Thai Prime Minister Abhisit Vejjajiva held an unscheduled meeting with two red-shirt leaders at a hotel?in Bangkok?on Thursday, discussing the government's bail assistance for protesters under remand.
Abhisit's security aide Panithan Wattanayagorn said that the talks went well and both the government and the anti-government red-shirt movement shared the same objective to return to normal society.
Bangkok Post online quoted Thida Thavornseth, one of the two leaders, as saying that Abhisit had promised to help the red-shirt group bail out their leaders and supporters being held on terrorism and other charges since the major protest rally in the capital Bangkok was brought to a bloody end on May 19.

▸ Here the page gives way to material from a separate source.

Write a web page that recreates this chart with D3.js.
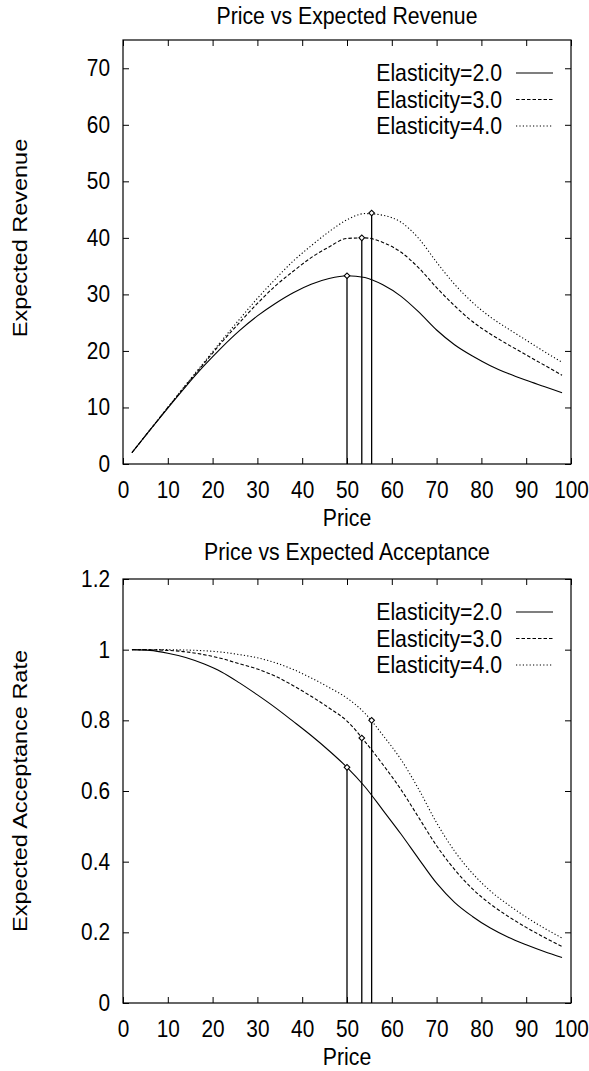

According to The Nation newspaper, Thida, who is the wife of detained red-shirt leader Weng Tojirakarn, said she told the prime minister during the half-hour meeting about her support for the Justice Ministry to intervene and to assist remanded red- shirts to apply for temporary release.
Abhisit promised that the Rights and Liberties Protection Department would provide assistance in the bail procedure for the detained red-shirts, she said.
"I agree with the bail assistance because I see no other options to secure the release," she said, adding that the red- shirts would continue to fight for their cause, though through peaceful means.
The anti-government protest by red-shirts from March 14 to May 19 led to conflicts between the protestors and security forces, leaving at least 91 dead and 2,000 injured.
As the rally came to an end on May 19 following a military dispersion, some core red-shirt leaders, including Weng and Natthawut Saikua, turned themselves in to the police and had been detained ever since.